►

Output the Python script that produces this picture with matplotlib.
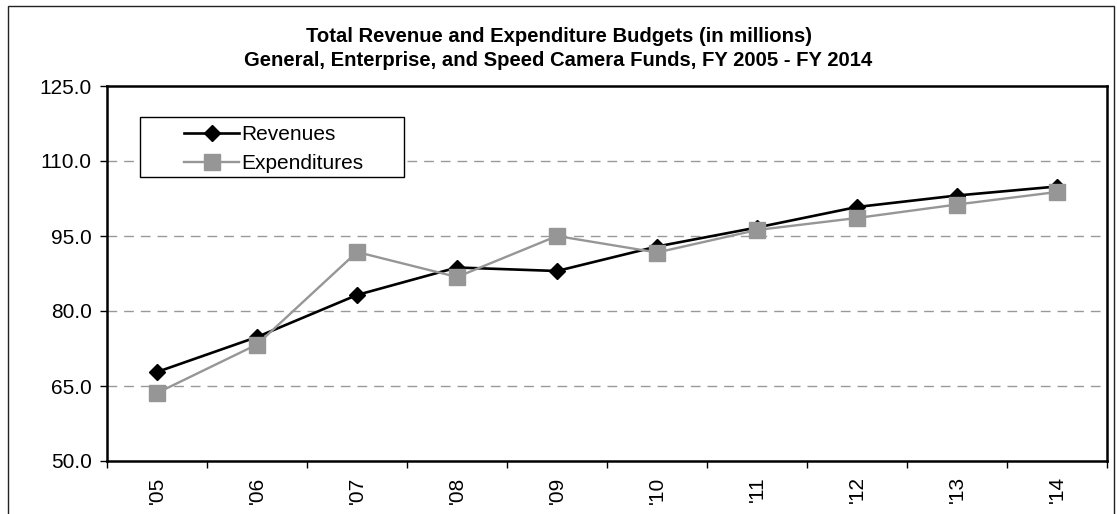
import matplotlib
matplotlib.use("Agg")
import matplotlib.pyplot as plt
from matplotlib.patches import Rectangle
import numpy as np

plt.rcParams['font.family'] = ['Liberation Sans', 'DejaVu Sans']

# FY labels and budget values (in millions)
years = ["'05", "'06", "'07", "'08", "'09", "'10", "'11", "'12", "'13", "'14"]
revenues = [67.8, 74.8, 83.2, 88.7, 88.0, 92.9, 96.7, 100.8, 103.1, 104.9]
expenditures = [63.6, 73.3, 91.8, 86.8, 95.0, 91.7, 96.2, 98.6, 101.3, 103.8]
y_ticks = [50.0, 65.0, 80.0, 95.0, 110.0, 125.0]

W, H = 1117, 514
fig = plt.figure(figsize=(W / 100, H / 100), dpi=100)
ax = fig.add_axes([107 / W, 1 - 461 / H, 1000 / W, 375 / H])

x = np.arange(len(years))
ax.plot(x, revenues, color='black', lw=1.9, marker='D', ms=8.5,
        mfc='black', mec='black', label='Revenues', zorder=3)
ax.plot(x, expenditures, color='#969696', lw=1.7, marker='s', ms=12,
        mfc='#969696', mec='#969696', label='Expenditures', zorder=4)

ax.set_xlim(-0.5, len(years) - 0.5)
ax.set_ylim(50, 125)
ax.set_yticks(y_ticks)
ax.set_yticklabels([f'{v:.1f}' for v in y_ticks], fontsize=15)

# ticks between categories, labels at the centers
ax.set_xticks(np.arange(-0.5, len(years), 1.0))
ax.set_xticklabels([])
ax.set_xticks(x, minor=True)
ax.set_xticklabels(years, minor=True, rotation=90, fontsize=15)
ax.tick_params(axis='x', which='major', length=5, width=1, direction='out')
ax.tick_params(axis='x', which='minor', length=0, pad=11)
ax.tick_params(axis='y', length=5, width=1, pad=6)

for g in y_ticks[1:-1]:
    ax.axhline(g, color='#999999', lw=1, ls=(0, (7, 5)), zorder=1)

for s in ax.spines.values():
    s.set_linewidth(1.8)
    s.set_color('black')

fig.text(0.5, 1 - 41.7 / H, 'Total Revenue and Expenditure Budgets (in millions)',
         ha='center', va='baseline', fontsize=14.6, fontweight='bold')
fig.text(0.5, 1 - 65.7 / H, 'General, Enterprise, and Speed Camera Funds, FY 2005 - FY 2014',
         ha='center', va='baseline', fontsize=14.6, fontweight='bold')

# legend box drawn separately
fig.patches.append(Rectangle((140 / W, 1 - 177 / H), 264 / W, 60 / H,
                             transform=fig.transFigure, fill=True, fc='white',
                             ec='black', lw=1, zorder=5))
leg = fig.legend(loc='upper left', bbox_to_anchor=(174 / W, 1 - 115 / H),
                 frameon=False, fontsize=15, handlelength=2.6,
                 handletextpad=0.12, borderpad=0, labelspacing=0.45)
leg.set_zorder(6)

# outer chart frame
fig.patches.append(Rectangle((8 / W, -0.05), 1106 / W, 1.05 - 6 / H,
                             transform=fig.transFigure, fill=False,
                             ec='#222222', lw=1))

fig.savefig('out.png', dpi=100)
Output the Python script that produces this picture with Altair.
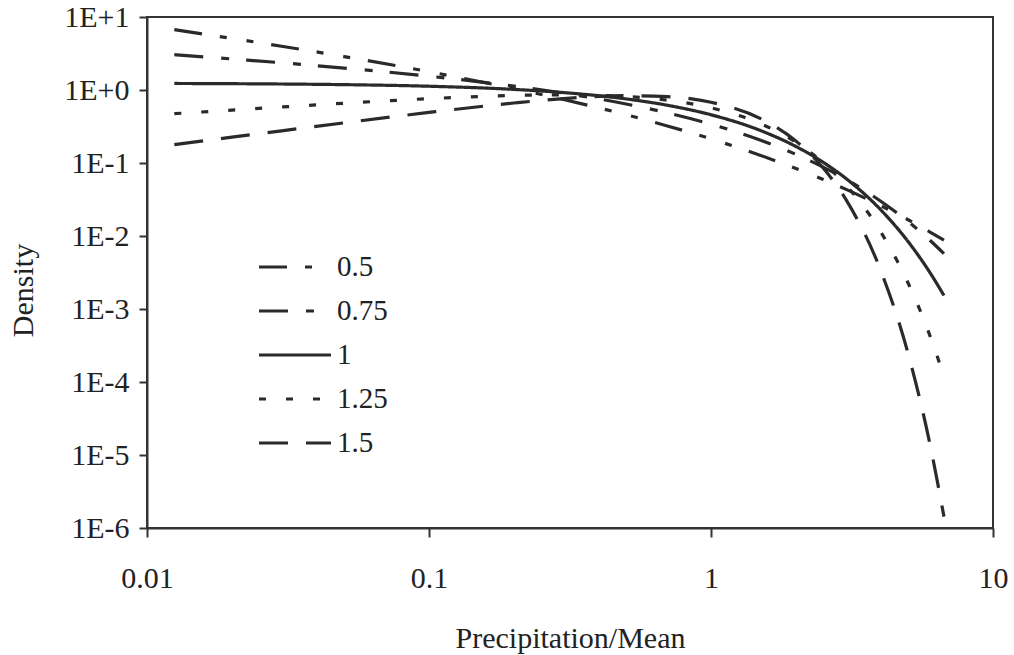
import altair as alt
import pandas as pd

# x positions (Precipitation/Mean) at which the curves were read
x_vals = [0.0125, 0.02, 0.03, 0.05, 0.1, 0.2, 0.3, 0.5, 0.7, 1, 1.5, 2, 2.5, 3, 4, 5, 6, 6.7]

# densities, one list per shape value
d_05 = [6.71, 5.09, 3.98, 2.87, 1.78, 1.045, 0.741, 0.458, 0.322, 0.214, 0.127, 0.0841,
        0.0596, 0.0439, 0.0260, 0.0167, 0.01125, 0.00875]
d_075 = [3.05, 2.66, 2.36, 1.995, 1.545, 1.132, 0.906, 0.643, 0.486, 0.340, 0.205, 0.1315,
         0.0877, 0.0603, 0.0299, 0.01574, 0.00861, 0.00573]
d_1 = [1.229, 1.220, 1.208, 1.184, 1.126, 1.019, 0.922, 0.755, 0.618, 0.458, 0.278, 0.1684,
       0.1022, 0.0620, 0.0228, 0.00839, 0.00308, 0.00153]
d_125 = [0.474, 0.531, 0.585, 0.659, 0.760, 0.842, 0.860, 0.815, 0.725, 0.570, 0.345, 0.192,
         0.1009, 0.0505, 0.01137, 0.00227, 0.000413, 0.0001192]
d_15 = [0.179, 0.226, 0.276, 0.355, 0.493, 0.663, 0.762, 0.836, 0.811, 0.679, 0.406, 0.2001,
        0.0853, 0.0322, 0.00335, 0.000245, 1.31e-5, 1.43e-6]

series = ["0.5", "0.75", "1", "1.25", "1.5"]
series_vals = [d_05, d_075, d_1, d_125, d_15]
dash_patterns = [[28, 18, 7, 20, 7, 18], [29, 18, 8, 17], [1, 0], [7, 20], [29, 18]]

x_ticks = [0.01, 0.1, 1, 10]
y_ticks = [10, 1, 0.1, 0.01, 0.001, 0.0001, 0.00001, 0.000001]

rows = []
for name, vals in zip(series, series_vals):
    for i, (xv, yv) in enumerate(zip(x_vals, vals)):
        rows.append({"x": xv, "y": yv, "series": name, "order": i})
df = pd.DataFrame(rows)

FONT = "Liberation Serif, Times New Roman, serif"
INK = "#2a2a2a"
TXT = "#222222"

chart = alt.Chart(df).mark_line(
    strokeWidth=3.2, color=INK, interpolate="monotone", strokeCap="butt"
).encode(
    x=alt.X(
        "x:Q",
        scale=alt.Scale(type="log", domain=[0.01, 10], nice=False),
        axis=alt.Axis(
            values=x_ticks, format="~g", title="Precipitation/Mean",
            labelPadding=26, tickSize=9, labelFlush=False, labelOverlap=False,
            titleY=110, titleBaseline="middle",
        ),
    ),
    y=alt.Y(
        "y:Q",
        scale=alt.Scale(type="log", domain=[0.000001, 10], nice=False),
        axis=alt.Axis(
            values=y_ticks,
            labelExpr="'1E' + (datum.value >= 1 ? '+' : '-') + format(abs(round(log(datum.value) / LN10)), 'd')",
            title="Density", labelPadding=10, tickSize=8,
            labelFlush=False, labelOverlap=False,
            titleX=-124, titleY=273, titleAngle=270,
            titleBaseline="middle", titleAlign="center",
        ),
    ),
    strokeDash=alt.StrokeDash(
        "series:N",
        scale=alt.Scale(domain=series, range=dash_patterns),
        legend=alt.Legend(
            title=None, orient="none", legendX=110, legendY=232,
            symbolType="stroke", symbolSize=5184, symbolStrokeWidth=3.2,
            symbolStrokeColor=INK, labelFont=FONT, labelFontSize=29,
            labelColor=TXT, labelOffset=4, rowPadding=8, clipHeight=36,
            padding=0,
        ),
    ),
    order=alt.Order("order:Q"),
).properties(
    width=846, height=511,
    autosize=alt.AutoSizeParams(type="none"),
    padding={"left": 147, "top": 17, "right": 21, "bottom": 127},
    background="white",
).configure_view(
    stroke="#333333", strokeWidth=2,
).configure_axis(
    grid=False, domainColor="#333333", domainWidth=2, tickColor="#333333", tickWidth=2,
    labelFont=FONT, labelFontSize=30, labelColor=TXT,
    titleFont=FONT, titleFontSize=30, titleFontWeight="normal", titleColor=TXT,
).configure_legend(
    labelFont=FONT, labelFontSize=29, labelColor=TXT,
)

chart.save("out.html", embed_options={"renderer": "svg", "actions": False})
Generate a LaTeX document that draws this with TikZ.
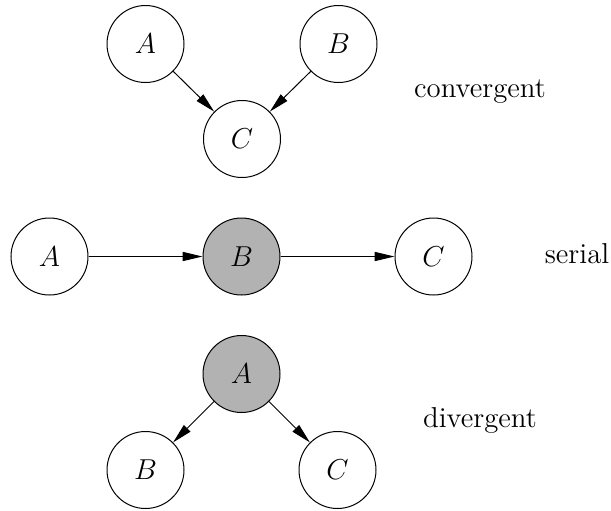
\documentclass[tikz,border=0pt]{standalone}
\usetikzlibrary{arrows.meta}
\begin{document}
\begin{tikzpicture}[x=0.5pt,y=-0.5pt,
  var/.style={circle,draw,line width=0.5pt,minimum size=38.5pt,inner sep=0pt,font=\Large},
  obs/.style={var,fill=black!30},
  edge/.style={line width=0.5pt,-{Triangle[length=10pt,width=4.6pt]},shorten >=0pt},
  caption/.style={anchor=base,font=\Large}]
\useasboundingbox (0,0) rectangle (611,510);

% convergent connection
\node[var] (cA) at (145.5,44) {$A$};
\node[var] (cB) at (338.5,44) {$B$};
\node[var] (cC) at (242,139) {$C$};
\draw[edge] (cA) -- (cC);
\draw[edge] (cB) -- (cC);
\node[caption] (cL) at (480,97) {convergent};

% serial connection
\node[var] (sA) at (49.5,256.5) {$A$};
\node[obs] (sB) at (241.5,256.5) {$B$};
\node[var] (sC) at (433.5,256.5) {$C$};
\draw[edge] (sA) -- (sB);
\draw[edge] (sB) -- (sC);
\node[caption] (sL) at (577,263) {serial};

% divergent connection
\node[obs] (dA) at (241.5,374) {$A$};
\node[var] (dB) at (145.5,470) {$B$};
\node[var] (dC) at (337.5,470) {$C$};
\draw[edge] (dA) -- (dB);
\draw[edge] (dA) -- (dC);
\node[caption] (dL) at (480,427) {divergent};
\end{tikzpicture}
\end{document}
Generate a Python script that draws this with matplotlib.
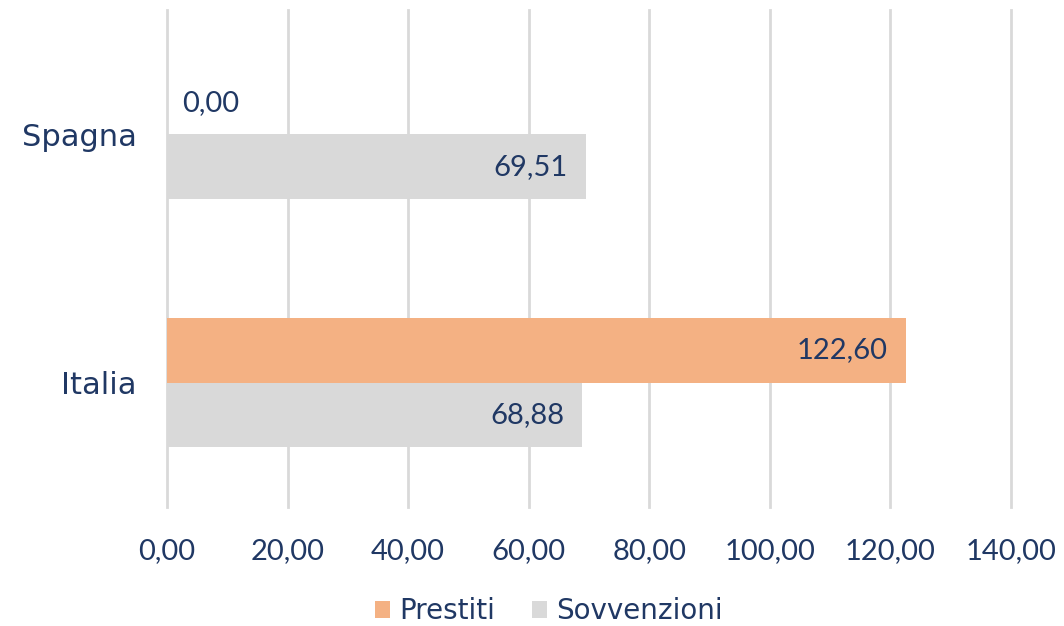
import matplotlib
matplotlib.use('Agg')
import matplotlib.pyplot as plt
import numpy as np

plt.rcParams['font.family'] = ['Lato', 'DejaVu Sans']

categories = ['Italia', 'Spagna']
prestiti = [122.60, 0.00]
sovvenzioni = [68.88, 69.51]
xticks = [0, 20, 40, 60, 80, 100, 120, 140]

TEXT = '#203864'
ORANGE = '#F4B183'
GREY = '#D9D9D9'
NUM_FONT = 21
WORD_FONT = ['DejaVu Sans']


def fmt(v):
    return '{:.2f}'.format(v).replace('.', ',')


fig = plt.figure(figsize=(10.64, 6.26), dpi=100)
ax = fig.add_axes([0.157, 0.19, 0.793, 0.794])

y = np.arange(len(categories))
h = 0.26
b1 = ax.barh(y + h / 2, prestiti, height=h, color=ORANGE, label='Prestiti', zorder=3)
b2 = ax.barh(y - h / 2, sovvenzioni, height=h, color=GREY, label='Sovvenzioni', zorder=3)

for bars, vals in ((b1, prestiti), (b2, sovvenzioni)):
    for bar, v in zip(bars, vals):
        cy = bar.get_y() + bar.get_height() / 2
        if v > 10:
            ax.annotate(fmt(v), (v, cy), xytext=(-13, 0), textcoords='offset points',
                        ha='right', va='center', fontsize=NUM_FONT, color=TEXT, zorder=4)
        else:
            ax.annotate(fmt(v), (v, cy), xytext=(11, -1), textcoords='offset points',
                        ha='left', va='center', fontsize=NUM_FONT, color=TEXT, zorder=4)

ax.set_xlim(0, 140)
ax.set_ylim(-0.5, 1.5)
ax.set_xticks(xticks)
ax.set_xticklabels([fmt(t) for t in xticks], fontsize=NUM_FONT, color=TEXT)
ax.set_yticks(y)
ax.set_yticklabels(categories, fontsize=22, color=TEXT, family=WORD_FONT)
ax.tick_params(axis='x', length=0, pad=22)
ax.tick_params(axis='y', length=0, pad=22)
ax.grid(axis='x', color=GREY, linewidth=2, zorder=0)
for line in ax.get_xgridlines():
    line.set_clip_on(False)
for s in ax.spines.values():
    s.set_visible(False)

leg = ax.legend(loc='center', bbox_to_anchor=(0.4526, -0.21), ncol=2, frameon=False,
                prop={'family': WORD_FONT, 'size': 20}, handlelength=0.55, handleheight=0.55,
                columnspacing=1.3, handletextpad=0.35)
for t in leg.get_texts():
    t.set_color(TEXT)

fig.savefig('out.png', dpi=100)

◄

Would you restate, exactly and with no pictures, the lines of the entries above from the one containing "Output the Python script that produces this picture with Altair." through the one containing "4, 5, 6, 6.7]"?

ANSWER:
Output the Python script that produces this picture with Altair.
import altair as alt
import pandas as pd

# x positions (Precipitation/Mean) at which the curves were read
x_vals = [0.0125, 0.02, 0.03, 0.05, 0.1, 0.2, 0.3, 0.5, 0.7, 1, 1.5, 2, 2.5, 3, 4, 5, 6, 6.7]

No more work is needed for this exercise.